— Start Supplied data —

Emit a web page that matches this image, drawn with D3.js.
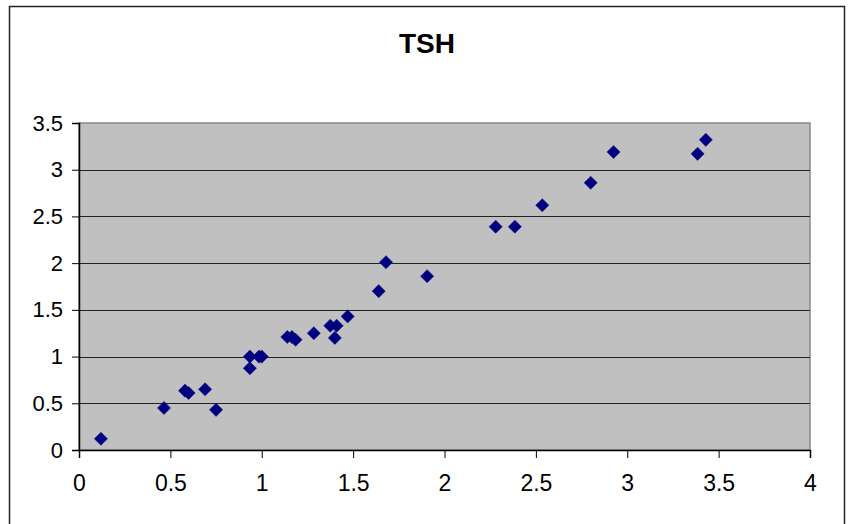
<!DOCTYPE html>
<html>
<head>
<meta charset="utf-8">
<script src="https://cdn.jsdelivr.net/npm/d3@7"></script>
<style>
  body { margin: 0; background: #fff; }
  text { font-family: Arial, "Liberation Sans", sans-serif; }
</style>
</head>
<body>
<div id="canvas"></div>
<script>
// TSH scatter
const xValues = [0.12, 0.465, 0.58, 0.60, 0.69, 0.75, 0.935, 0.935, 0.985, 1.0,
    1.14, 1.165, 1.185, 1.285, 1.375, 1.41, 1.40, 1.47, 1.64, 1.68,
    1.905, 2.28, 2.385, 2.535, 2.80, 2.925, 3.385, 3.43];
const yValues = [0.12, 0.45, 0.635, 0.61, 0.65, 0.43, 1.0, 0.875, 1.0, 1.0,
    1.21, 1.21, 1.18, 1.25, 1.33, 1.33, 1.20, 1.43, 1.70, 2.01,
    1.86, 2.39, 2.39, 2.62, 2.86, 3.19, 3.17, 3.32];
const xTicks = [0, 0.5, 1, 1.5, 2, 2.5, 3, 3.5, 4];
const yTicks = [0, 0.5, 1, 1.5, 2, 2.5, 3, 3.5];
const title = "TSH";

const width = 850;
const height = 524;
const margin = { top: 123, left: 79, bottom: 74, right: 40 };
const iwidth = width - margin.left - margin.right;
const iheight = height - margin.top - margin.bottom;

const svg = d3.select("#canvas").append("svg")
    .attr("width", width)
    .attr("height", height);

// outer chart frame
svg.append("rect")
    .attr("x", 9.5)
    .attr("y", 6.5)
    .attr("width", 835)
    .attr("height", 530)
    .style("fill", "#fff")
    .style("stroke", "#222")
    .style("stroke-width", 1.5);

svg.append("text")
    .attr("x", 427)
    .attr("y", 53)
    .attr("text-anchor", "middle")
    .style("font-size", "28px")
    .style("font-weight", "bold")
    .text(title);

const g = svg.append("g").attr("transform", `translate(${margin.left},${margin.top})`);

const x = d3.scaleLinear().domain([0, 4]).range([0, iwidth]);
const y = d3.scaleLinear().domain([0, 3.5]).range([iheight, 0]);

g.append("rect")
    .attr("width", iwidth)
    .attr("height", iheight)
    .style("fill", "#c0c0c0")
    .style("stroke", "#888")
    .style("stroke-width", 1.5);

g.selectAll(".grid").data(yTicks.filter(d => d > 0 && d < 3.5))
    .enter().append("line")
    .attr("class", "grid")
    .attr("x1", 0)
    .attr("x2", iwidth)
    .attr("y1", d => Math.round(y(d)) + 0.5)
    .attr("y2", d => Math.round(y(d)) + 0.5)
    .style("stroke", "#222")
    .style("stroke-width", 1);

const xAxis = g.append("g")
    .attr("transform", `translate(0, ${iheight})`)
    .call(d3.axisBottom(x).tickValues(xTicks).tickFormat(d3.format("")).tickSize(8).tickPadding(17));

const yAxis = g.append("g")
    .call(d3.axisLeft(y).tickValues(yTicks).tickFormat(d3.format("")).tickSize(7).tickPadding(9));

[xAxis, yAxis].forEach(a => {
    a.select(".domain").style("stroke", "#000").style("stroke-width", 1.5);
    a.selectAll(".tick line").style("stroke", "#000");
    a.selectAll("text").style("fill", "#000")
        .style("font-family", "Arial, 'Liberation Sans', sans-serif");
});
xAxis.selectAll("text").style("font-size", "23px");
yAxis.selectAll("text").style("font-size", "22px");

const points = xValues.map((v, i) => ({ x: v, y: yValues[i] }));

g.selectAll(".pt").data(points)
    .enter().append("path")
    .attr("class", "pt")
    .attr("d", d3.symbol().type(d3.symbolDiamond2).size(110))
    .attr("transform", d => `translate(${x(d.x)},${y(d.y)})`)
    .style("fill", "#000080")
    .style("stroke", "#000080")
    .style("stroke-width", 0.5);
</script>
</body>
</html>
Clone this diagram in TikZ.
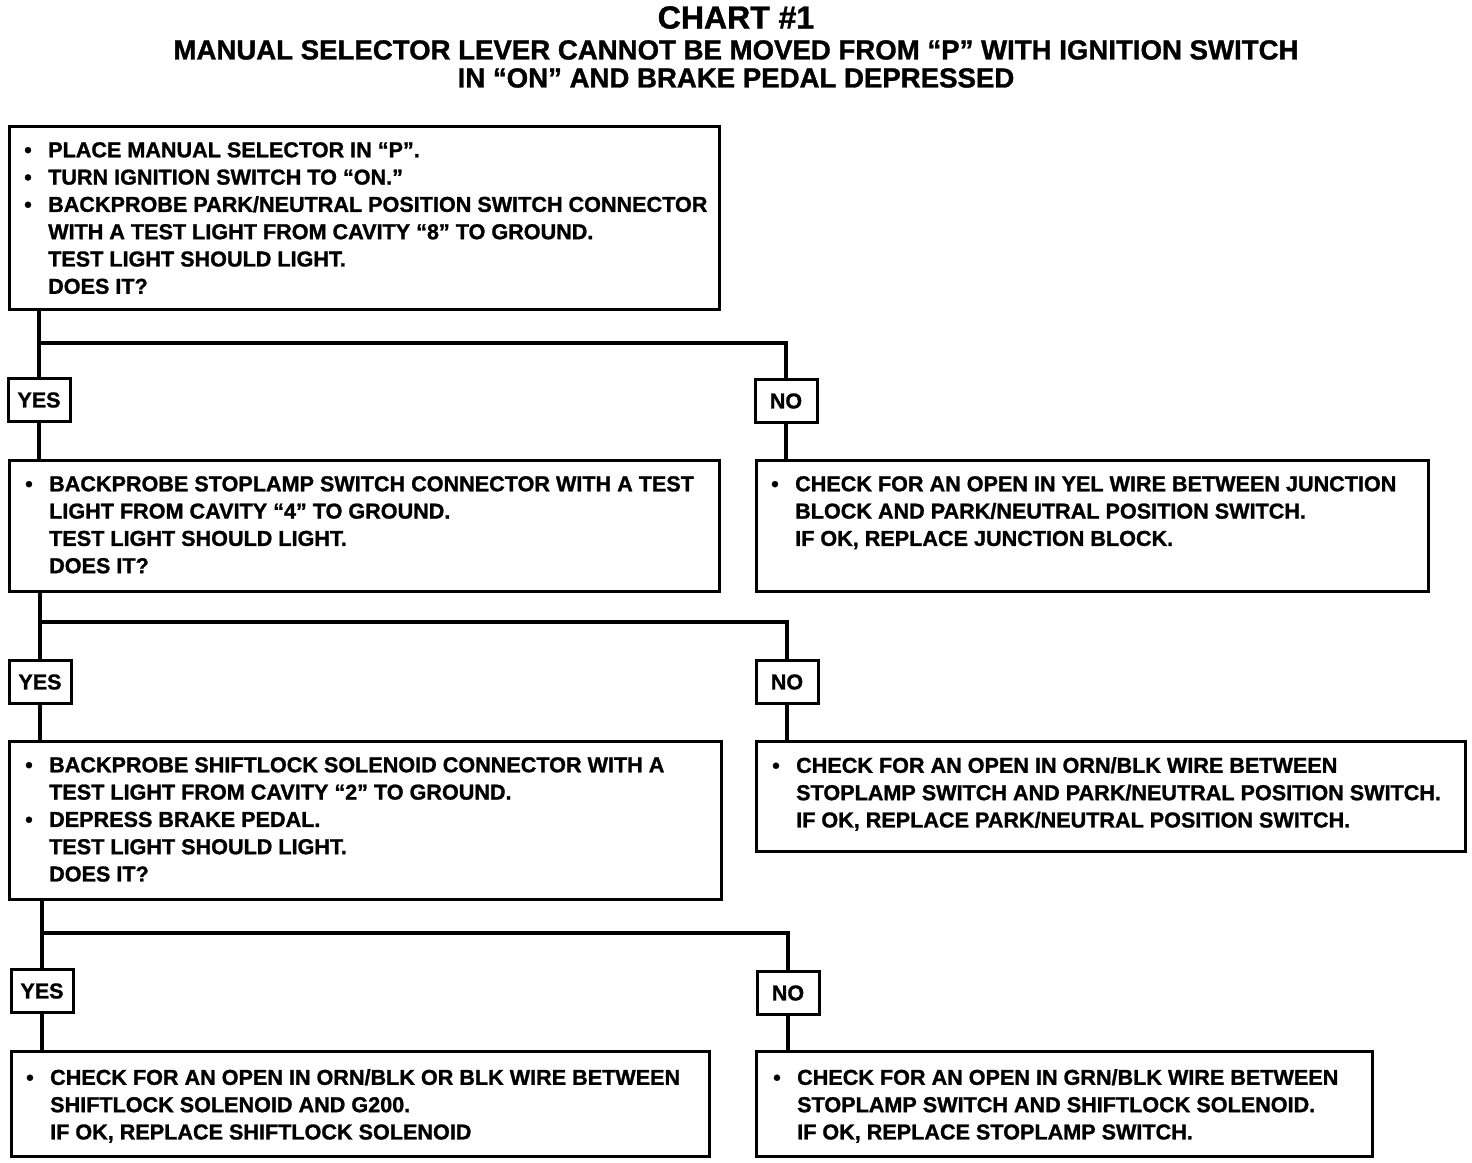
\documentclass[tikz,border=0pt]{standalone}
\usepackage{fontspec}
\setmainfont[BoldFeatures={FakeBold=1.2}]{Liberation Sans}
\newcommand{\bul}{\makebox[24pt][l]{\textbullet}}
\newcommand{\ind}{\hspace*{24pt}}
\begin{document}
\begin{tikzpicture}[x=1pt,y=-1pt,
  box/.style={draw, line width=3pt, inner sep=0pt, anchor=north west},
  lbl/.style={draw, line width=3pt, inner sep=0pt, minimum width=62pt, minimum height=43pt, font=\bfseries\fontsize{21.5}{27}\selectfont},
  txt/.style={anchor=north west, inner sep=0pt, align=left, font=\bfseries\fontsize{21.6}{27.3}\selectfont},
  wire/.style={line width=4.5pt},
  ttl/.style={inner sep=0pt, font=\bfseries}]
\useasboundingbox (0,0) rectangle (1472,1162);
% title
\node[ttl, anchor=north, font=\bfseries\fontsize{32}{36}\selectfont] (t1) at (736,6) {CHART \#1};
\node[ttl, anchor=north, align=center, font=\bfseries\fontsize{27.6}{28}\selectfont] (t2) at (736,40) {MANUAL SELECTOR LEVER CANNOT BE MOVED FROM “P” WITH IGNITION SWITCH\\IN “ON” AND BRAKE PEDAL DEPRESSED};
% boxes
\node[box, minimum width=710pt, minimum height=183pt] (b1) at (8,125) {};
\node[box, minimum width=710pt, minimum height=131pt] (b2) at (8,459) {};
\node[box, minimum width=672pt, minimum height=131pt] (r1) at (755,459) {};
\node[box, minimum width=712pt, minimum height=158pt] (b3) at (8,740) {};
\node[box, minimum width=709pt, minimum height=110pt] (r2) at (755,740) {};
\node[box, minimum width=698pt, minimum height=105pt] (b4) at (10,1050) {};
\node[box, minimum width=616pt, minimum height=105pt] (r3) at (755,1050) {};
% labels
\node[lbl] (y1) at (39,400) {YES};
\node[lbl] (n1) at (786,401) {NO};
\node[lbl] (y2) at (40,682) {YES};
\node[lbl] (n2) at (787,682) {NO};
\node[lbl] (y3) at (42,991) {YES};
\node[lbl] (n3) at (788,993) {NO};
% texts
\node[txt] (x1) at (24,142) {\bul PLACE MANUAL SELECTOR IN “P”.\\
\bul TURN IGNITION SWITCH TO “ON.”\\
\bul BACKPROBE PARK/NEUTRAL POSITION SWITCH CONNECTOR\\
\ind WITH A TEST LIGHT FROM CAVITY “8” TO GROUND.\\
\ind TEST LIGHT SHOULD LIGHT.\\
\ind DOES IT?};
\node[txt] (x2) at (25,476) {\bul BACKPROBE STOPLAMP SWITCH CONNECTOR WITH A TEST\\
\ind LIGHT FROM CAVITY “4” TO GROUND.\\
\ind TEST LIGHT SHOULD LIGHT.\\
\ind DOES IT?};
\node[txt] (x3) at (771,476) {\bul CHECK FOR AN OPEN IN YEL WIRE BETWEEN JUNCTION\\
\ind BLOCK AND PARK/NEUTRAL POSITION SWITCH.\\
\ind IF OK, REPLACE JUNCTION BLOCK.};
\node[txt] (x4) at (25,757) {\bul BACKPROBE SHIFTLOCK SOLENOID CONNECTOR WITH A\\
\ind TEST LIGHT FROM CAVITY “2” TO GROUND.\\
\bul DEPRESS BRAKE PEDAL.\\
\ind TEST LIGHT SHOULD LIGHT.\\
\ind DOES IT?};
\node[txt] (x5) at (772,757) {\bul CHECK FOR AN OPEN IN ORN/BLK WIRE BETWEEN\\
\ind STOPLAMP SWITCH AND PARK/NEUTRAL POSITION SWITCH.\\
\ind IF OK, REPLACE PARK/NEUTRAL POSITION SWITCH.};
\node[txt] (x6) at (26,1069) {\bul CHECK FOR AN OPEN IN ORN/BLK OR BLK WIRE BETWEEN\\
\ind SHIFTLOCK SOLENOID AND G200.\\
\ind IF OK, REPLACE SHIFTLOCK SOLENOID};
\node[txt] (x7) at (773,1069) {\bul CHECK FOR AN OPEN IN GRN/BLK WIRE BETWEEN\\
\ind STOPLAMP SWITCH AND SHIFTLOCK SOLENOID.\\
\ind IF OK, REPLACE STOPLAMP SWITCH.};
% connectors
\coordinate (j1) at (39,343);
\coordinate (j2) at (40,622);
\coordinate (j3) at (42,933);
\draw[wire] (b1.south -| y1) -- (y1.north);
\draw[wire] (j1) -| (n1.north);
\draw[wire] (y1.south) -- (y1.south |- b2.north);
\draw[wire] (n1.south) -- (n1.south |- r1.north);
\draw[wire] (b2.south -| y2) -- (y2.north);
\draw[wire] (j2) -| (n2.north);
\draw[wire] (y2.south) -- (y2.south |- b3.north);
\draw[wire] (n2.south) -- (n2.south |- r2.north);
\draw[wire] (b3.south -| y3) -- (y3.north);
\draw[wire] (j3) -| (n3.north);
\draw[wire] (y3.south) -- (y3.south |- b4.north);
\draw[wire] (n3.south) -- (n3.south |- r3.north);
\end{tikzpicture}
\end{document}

— End Supplied data —

== Given exercise ==
Report how many lines of the preceding records include "this". Output the number only.

== Exercise solution ==
2